Personal information
- Full name: Stewart Pether
- Born: 15 October 1916 Oxford, Oxfordshire, England
- Died: 17 January 2010 (aged 93) Eynsham, Oxfordshire, England
- Batting: Right-handed
- Bowling: Right-arm medium-fast

Domestic team information
- 1936–1948: Oxfordshire
- 1939: Oxford University

Career statistics
| Competition | First-class |
| Matches | 10 |
| Runs scored | 103 |
| Batting average | 8.58 |
| 100s/50s | –/– |
| Top score | 20* |
| Balls bowled | 1,532 |
| Wickets | 31 |
| Bowling average | 20.06 |
| 5 wickets in innings | 2 |
| 10 wickets in match | – |
| Best bowling | 5/7 |
| Catches/stumpings | 3/– |
- Source: Cricinfo, 24 June 2019

= Stewart Pether =

English cricketer, British Army officer, and educator

Stewart Pether (15 October 1916 – 17 January 2010) was an English first-class cricketer, British Army officer and educator. Pether played first-class cricket before the Second World War for Oxford University, before serving in the war with the Gloucestershire Regiment. Following its conclusion he became a schoolteacher.

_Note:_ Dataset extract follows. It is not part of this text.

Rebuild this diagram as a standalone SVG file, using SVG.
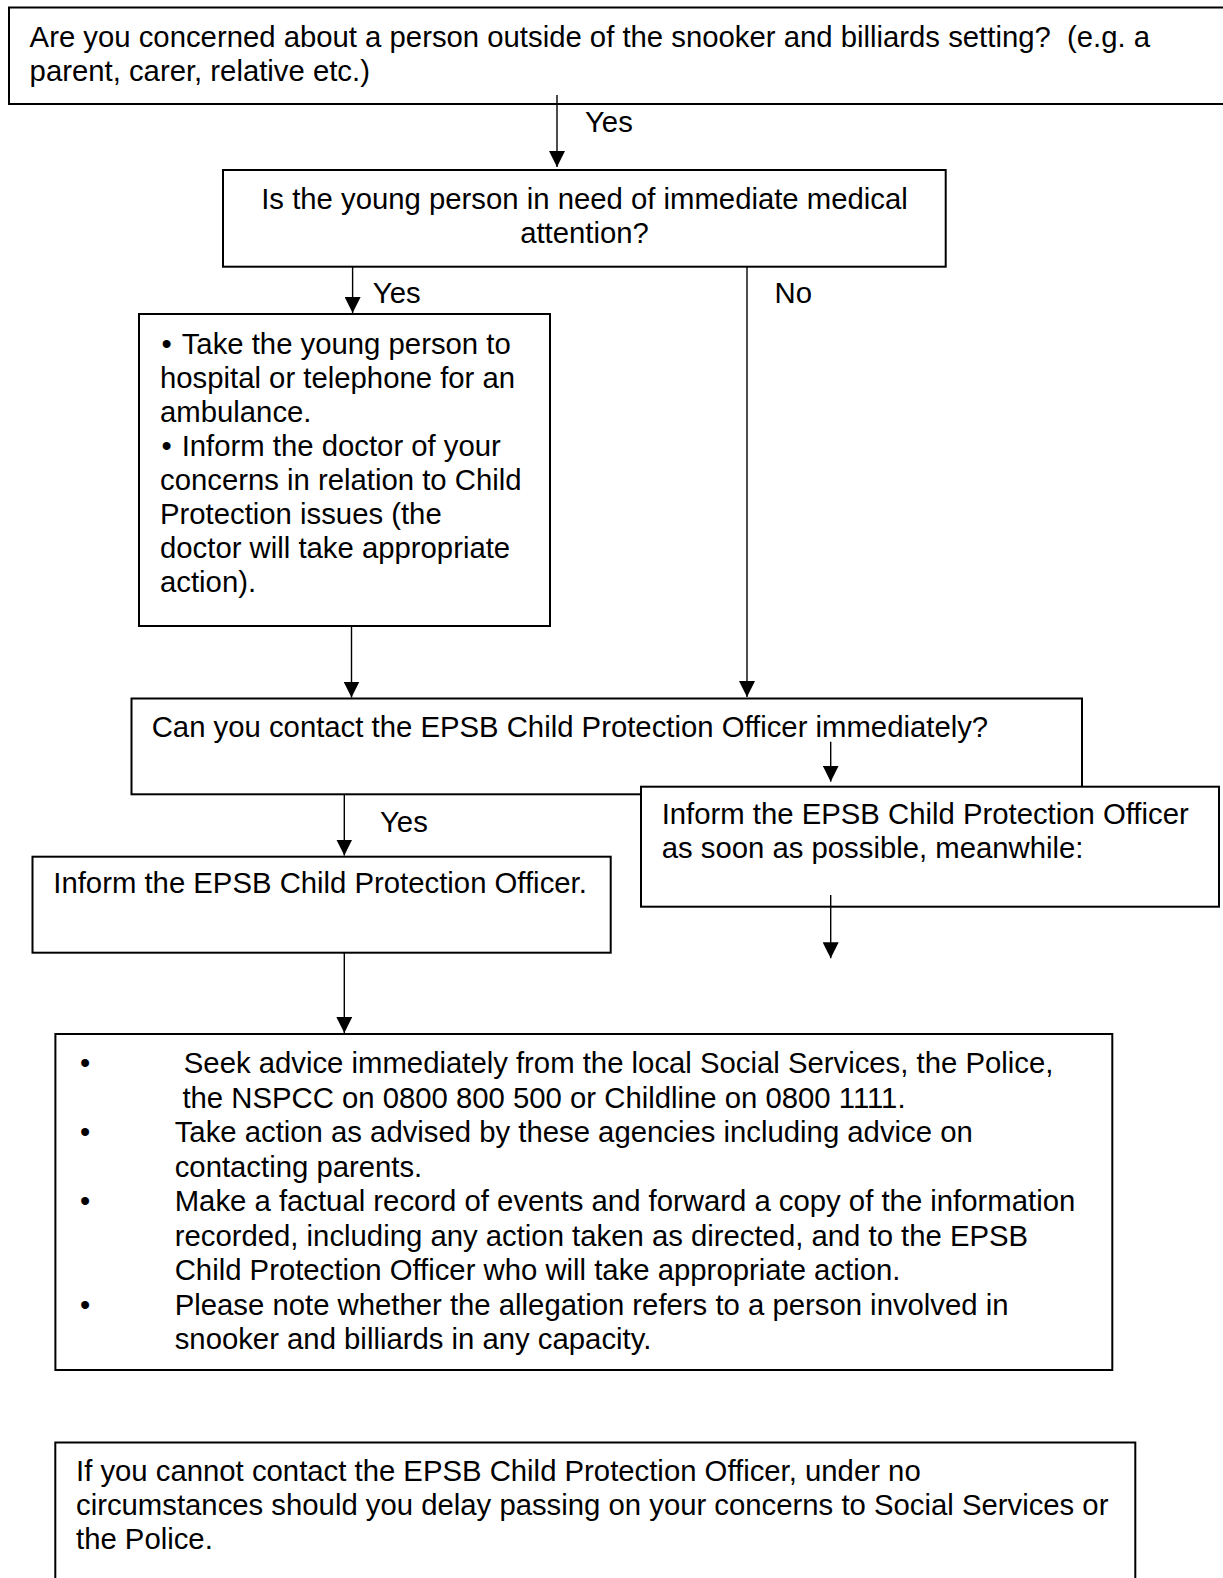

==Early life and war service==
Stewart Pether was born into an Oxfordshire farming family at Oxford in October 1916. He was educated in Oxford at Magdalen College School, before going up to St Peter's College, Oxford. He debuted in minor counties cricket for Oxfordshire in the 1936 Minor Counties Championship. While studying at Oxford he made his debut in first-class cricket for Oxford University against Yorkshire at Oxford in 1939, with him making nine further first-class appearances for Oxford in 1939. He scored 103 runs with a high score of 20 not out, while with the ball he took 31 wickets an average of 20.06, with best figures of 5 for 7, which came against Derbyshire.

He served in the British Army during the Second World War, enlisting in the Gloucestershire Regiment as a second lieutenant in August 1939. He was promoted to the rank of lieutenant in January 1941. He avoided being sent to Burma with the regiment when he was selected to play rugby union for the Army rugby team. He later took part in the Normandy landings in June 1944, during which his life was saved when a bullet his is brandy flask in his breast pocket. He was seriously wounded by a shell from a German 105mm artillery gun, which necessitated his evacuation to an American field hospital and repatriation back home. As a result of his injuries he resigned his commission from the army in August 1946, at which point he held the rank of captain.

==Teaching career and later life==
Following the war he resumed playing minor counties cricket for Oxfordshire, appearing in the Minor Counties Championship twice in 1948, having made 28 appearances in the competition since his debut in 1936. He began teaching geography at St Edward's School, Oxford, where became head of the geography department and a house master. He remained at the school until his retirement. Outside of teaching, Pether served as the long-time president of Oxford R.F.C. and volunteered for the Burford branch of The Royal British Legion. His wife, Daphne, with whom he had three children, predeceased him by some thirty years. Pether died at Eynsham in January 2010. He was survived by two of his three children, as well as his long-term partner of thirty years.